Сейчас по углам ходят тихие пересуды об отравлении Максима Горького врачами Левиным и Плетневым. Ежов, помощник Ягоды, доказывал, что «враги народа» пропитывали ядами обои в комнате «великого пролетарского писателя». Странно!.. Да простит мне бог, но «пролетарским» писателем я Горького никогда не считал, а его «Мать» – слабейшая из вещей, им написанных. А как понимать убийство сына Максима Горького теми же «врагами народа», если все в Москве знают, что он попросту сгубил себя алкоголем. Сейчас в колхозах царит почти крепостное право, какого крестьяне не ведали при помещиках, а в стране два хозяина – сам Хозяин и его ОГПУ, а кто там важнее – сам черт не разберет. Интересно, решится ли наш Хозяин пустить в переплавку свои многочисленные бюсты и монументы?..
* * *
Летом 1936 года начался мятеж Франко в Испании. В эти тревожные дни меня попросили использовать в своих целях допрос немецкого шпиона. Это был русский. Отлично законспирированный, он служил в наших гарнизонах Белоруссии, и долгое время ни у кого даже не возникало мысли, что это отличный агент гитлеровского абвера. Прежде меня ознакомили с его делом:
– Заодно посмотрите – не ваш ли это приятель?

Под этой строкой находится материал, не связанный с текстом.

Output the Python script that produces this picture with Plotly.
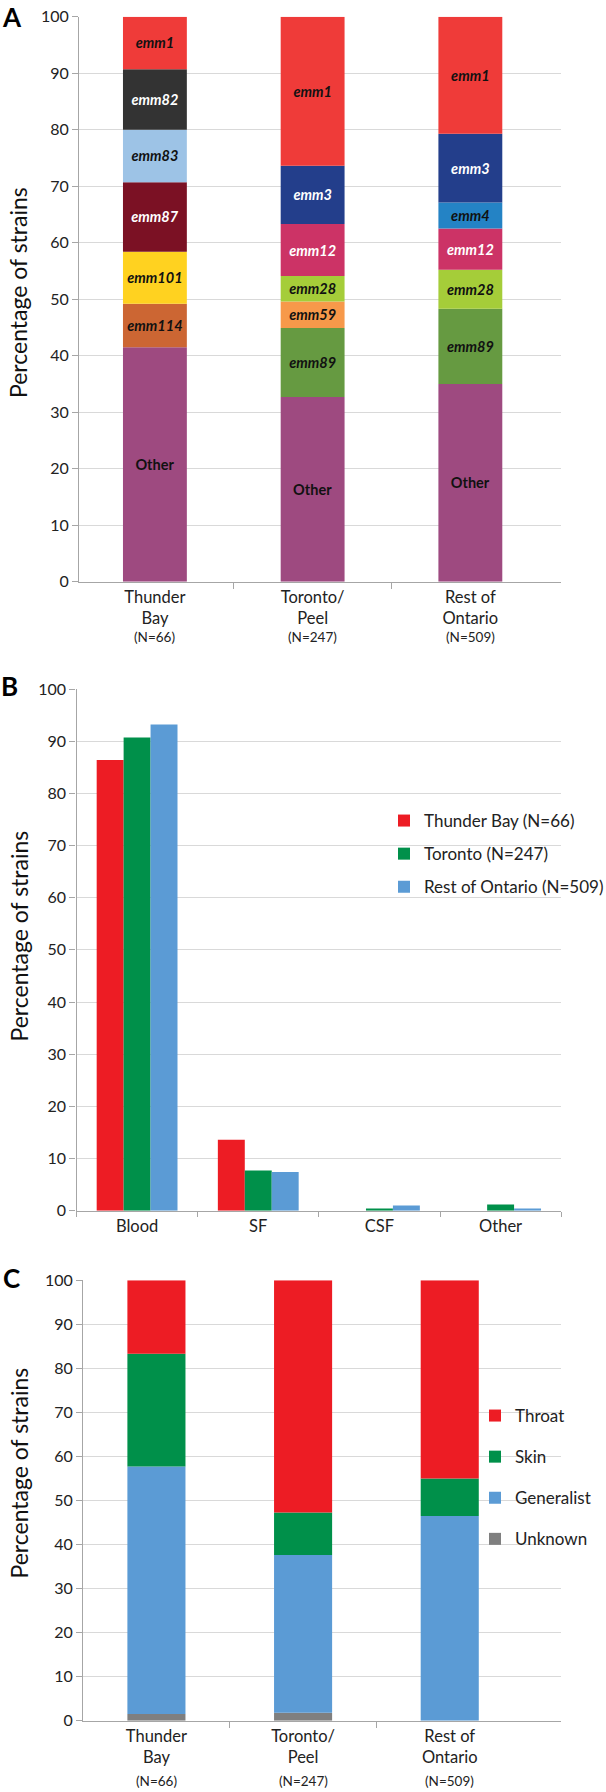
import plotly.graph_objects as go

W, H = 606, 1792
FONT = "Lato"
TXT = "#222222"
GRID = "#D9D9D9"
AXIS = "#A6A6A6"

# ---------------- Panel A data (emm types, % of strains) ----------------
regions = ["Thunder Bay", "Toronto/Peel", "Rest of Ontario"]
region_ticks = ["Thunder<br>Bay", "Toronto/<br>Peel", "Rest of<br>Ontario"]
region_n = ["(N=66)", "(N=247)", "(N=509)"]

emm_names = ["Other", "emm114", "emm101", "emm87", "emm83", "emm82",
             "emm89", "emm59", "emm28", "emm12", "emm4", "emm3", "emm1"]
other_pct = [41.5, 32.7, 35.0]
emm114_pct = [7.7, 0, 0]
emm101_pct = [9.2, 0, 0]
emm87_pct = [12.3, 0, 0]
emm83_pct = [9.3, 0, 0]
emm82_pct = [10.7, 0, 0]
emm89_pct = [0, 12.2, 13.3]
emm59_pct = [0, 4.7, 0]
emm28_pct = [0, 4.5, 6.9]
emm12_pct = [0, 9.2, 7.3]
emm4_pct = [0, 0, 4.6]
emm3_pct = [0, 10.3, 12.2]
emm1_pct = [9.3, 26.4, 20.7]
emm_values = [other_pct, emm114_pct, emm101_pct, emm87_pct, emm83_pct, emm82_pct,
              emm89_pct, emm59_pct, emm28_pct, emm12_pct, emm4_pct, emm3_pct, emm1_pct]
emm_colors = ["#9E4A80", "#CC6633", "#FFD220", "#7B1124", "#9DC3E6", "#333333",
              "#669A41", "#F7994A", "#A5CD39", "#CC3366", "#2483C5", "#233E8B", "#EF3B39"]
emm_text_colors = ["#111", "#111", "#111", "#fff", "#111", "#fff",
                   "#111", "#111", "#111", "#fff", "#111", "#fff", "#111"]

# ---------------- Panel B data (isolation site) ----------------
sites = ["Blood", "SF", "CSF", "Other"]
site_series = ["Thunder Bay (N=66)", "Toronto (N=247)", "Rest of Ontario (N=509)"]
tb_site = [86.4, 13.6, 0, 0]
tor_site = [90.7, 7.7, 0.4, 1.2]
rest_site = [93.2, 7.4, 1.0, 0.4]
site_values = [tb_site, tor_site, rest_site]
site_colors = ["#ED1C24", "#00904A", "#5B9BD5"]

# ---------------- Panel C data (tissue tropism) ----------------
tropism_names = ["Unknown", "Generalist", "Skin", "Throat"]
unknown_pct = [1.5, 1.8, 0]
generalist_pct = [56.2, 35.8, 46.5]
skin_pct = [25.6, 9.7, 8.5]
throat_pct = [16.7, 52.7, 45.0]
tropism_values = [unknown_pct, generalist_pct, skin_pct, throat_pct]
tropism_colors = ["#7F7F7F", "#5B9BD5", "#00904A", "#ED1C24"]
tropism_rank = [4, 3, 2, 1]


def px_x(p):
    return p / W


def px_y(p):
    return 1 - p / H


fig = go.Figure()
xpos = list(range(len(regions)))

# Panel A stacked bars
base = [0.0] * len(regions)
for name, vals, col, tcol in zip(emm_names, emm_values, emm_colors, emm_text_colors):
    fig.add_trace(go.Bar(
        x=xpos, y=vals, base=list(base), width=0.405,
        marker=dict(color=col, line=dict(width=0)),
        text=[name if v > 0 else "" for v in vals],
        textposition="inside", insidetextanchor="middle", textangle=0,
        textfont=dict(family=FONT, size=14.5, color=tcol, weight="bold",
                      style="normal" if name == "Other" else "italic"),
        showlegend=False, xaxis="x", yaxis="y", name=name))
    base = [b + v for b, v in zip(base, vals)]

# Panel B grouped bars
n = len(site_series)
group_w = 0.667
bw = group_w / n
for i, (name, vals, col) in enumerate(zip(site_series, site_values, site_colors)):
    fig.add_trace(go.Bar(
        x=sites, y=vals, width=bw, offset=-group_w / 2 + i * bw,
        marker=dict(color=col, line=dict(width=0)),
        name=name, legend="legend", legendgroup=name,
        xaxis="x2", yaxis="y2"))

# Panel C stacked bars
base = [0.0] * len(regions)
for name, vals, col, rk in zip(tropism_names, tropism_values, tropism_colors, tropism_rank):
    fig.add_trace(go.Bar(
        x=xpos, y=vals, base=list(base), width=0.396,
        marker=dict(color=col, line=dict(width=0)),
        name=name, legend="legend2", legendgroup=name, legendrank=rk,
        xaxis="x3", yaxis="y3"))
    base = [b + v for b, v in zip(base, vals)]

tickfont = dict(family=FONT, size=16, color=TXT)
yax = dict(range=[0, 100], tick0=0, dtick=10, showgrid=True, gridcolor=GRID, gridwidth=1,
           showline=True, linecolor=AXIS, linewidth=1.3, ticks="outside", ticklen=6,
           tickcolor=AXIS, tickfont=tickfont, zeroline=False, fixedrange=True,
           automargin=False)
xfont = dict(family=FONT, size=16.5, color=TXT)
legfont = dict(family=FONT, size=17, color=TXT)

fig.update_layout(
    width=W, height=H, margin=dict(l=0, r=0, t=0, b=0, autoexpand=False),
    paper_bgcolor="white", plot_bgcolor="white",
    barmode="overlay",
    uniformtext=dict(minsize=14, mode="show"),
    font=dict(family=FONT, color=TXT),
    xaxis=dict(domain=[px_x(79.2), px_x(561.2)], range=[-0.48, 2.576], anchor="y",
               tickmode="array", tickvals=xpos, ticktext=region_ticks, ticks="",
               tickfont=xfont, automargin=False,
               showline=True, linecolor=AXIS, linewidth=1.3, showgrid=False, zeroline=False,
               minor=dict(tickmode="array", tickvals=[0.5, 1.5], ticks="outside",
                          ticklen=6, tickcolor=AXIS, showgrid=False)),
    yaxis=dict(domain=[px_y(581.7), px_y(16.7)], anchor="x", **yax),
    xaxis2=dict(domain=[px_x(76.5), px_x(561.2)], range=[-0.5, 3.5], anchor="y2",
                type="category", categoryorder="array", categoryarray=sites,
                tickson="boundaries", ticks="outside", ticklen=5, tickcolor=AXIS,
                tickfont=xfont, automargin=False,
                showline=True, linecolor=AXIS, linewidth=1.3, showgrid=False, zeroline=False),
    yaxis2=dict(domain=[px_y(1210.7), px_y(689)], anchor="x2", **yax),
    xaxis3=dict(domain=[px_x(83.1), px_x(561.2)], range=[-0.5, 2.76], anchor="y3",
                tickmode="array", tickvals=xpos, ticktext=region_ticks, ticks="",
                tickfont=xfont, automargin=False,
                showline=True, linecolor=AXIS, linewidth=1.3, showgrid=False, zeroline=False,
                minor=dict(tickmode="array", tickvals=[0.5, 1.5], ticks="outside",
                           ticklen=6, tickcolor=AXIS, showgrid=False)),
    yaxis3=dict(domain=[px_y(1720.7), px_y(1280.3)], anchor="x3", **yax),
    legend=dict(x=px_x(384), y=px_y(803), xanchor="left", yanchor="top",
                font=legfont, tracegroupgap=8,
                bgcolor="rgba(0,0,0,0)", borderwidth=0),
    legend2=dict(x=px_x(475), y=px_y(1398), xanchor="left", yanchor="top",
                 font=legfont, tracegroupgap=16,
                 bgcolor="rgba(0,0,0,0)", borderwidth=0),
)

annotations = []
# Panel letters
for letter, (lx, ly) in zip(["A", "B", "C"], [(12, 17), (9.5, 686.5), (11, 1278)]):
    annotations.append(dict(text=letter, x=px_x(lx), y=px_y(ly), xref="paper", yref="paper",
                            showarrow=False, xanchor="center", yanchor="middle",
                            font=dict(family=FONT, size=26, color="#000", weight="bold")))
# Y axis titles
for cy in [293, 936.5, 1473.5]:
    annotations.append(dict(text="Percentage of strains", x=px_x(18), y=px_y(cy),
                            xref="paper", yref="paper", textangle=-90, showarrow=False,
                            xanchor="center", yanchor="middle",
                            font=dict(family=FONT, size=23, color="#111")))
# N labels under region names
for xr, ny in [("x", 636.7), ("x3", 1780.5)]:
    for i, lab in enumerate(region_n):
        annotations.append(dict(text=lab, x=xpos[i], y=px_y(ny), xref=xr, yref="paper",
                                showarrow=False, xanchor="center", yanchor="middle",
                                font=dict(family=FONT, size=13.5, color=TXT)))
fig.update_layout(annotations=annotations)

fig.write_html("out.html", config={"displayModeBar": False},
               post_script="document.body.style.margin='0';document.body.style.overflow='hidden';")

Я узнал его сразу: это был капитан Владимир Вербицкий, как и я, окончивший Академию русского Генштаба. На допросе я нарочно сидел за его спиной и по напряжению спины чувствовал, как ему хочется обернуться, ибо всей шкурой Вербицкий ощутил опасность для себя не столько спереди, сколько сзади… Во время допроса он держался твердо, ловко выскальзывая из логических «ловушек», и следователям это надоело.

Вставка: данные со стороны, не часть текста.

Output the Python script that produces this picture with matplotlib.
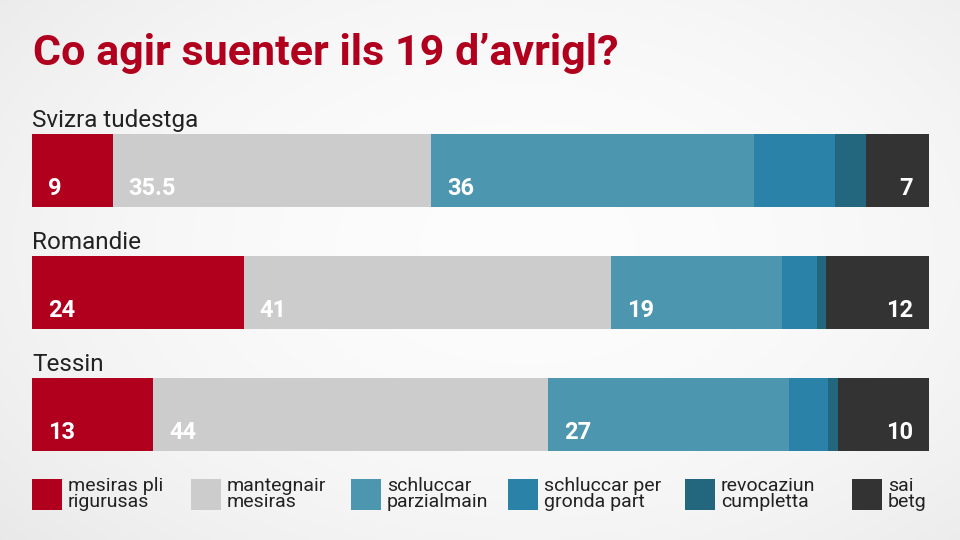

– Обернитесь, – разрешили Вербицкому.
Наши глаза встретились, и он понял, что проиграл. Но проиграл не сотню рублей в картишки, а продул всю свою жизнь. При этом ожесточился, осыпая меня грубыми оскорблениями.
– Где ж тебе еще быть? – кричал Вербицкий. – Предатель, гадина, мразь… Я ведь не забыл, что тебя выкинули из Генштаба в дальний гарнизон за то, что ты не вернул долгов, жил на деньги своих любовниц… Только таких мерзавцев и держат большевики! Жаль, что тебя не придушили еще раньше…
Я остался спокоен, а следователи сказали:
– Мы вас покинем. Вы тут сами разберитесь…
Со своего стула я перебрался за стол:
– Сначала о моей совести. Я не полез в партию большевиков и до сих пор навещаю церковь, о чем, кстати, мои сослуживцы знают. Но именно совесть и разделила нас с тобой: я остался честным офицером российского Генштаба, а ты служишь германскому, точнее – гитлеровскому абверу… Разве не так?
– Не старайся поставить комару клизму, – в раздражении отвечал Вербицкий. – Все равно я ничего тебе не скажу.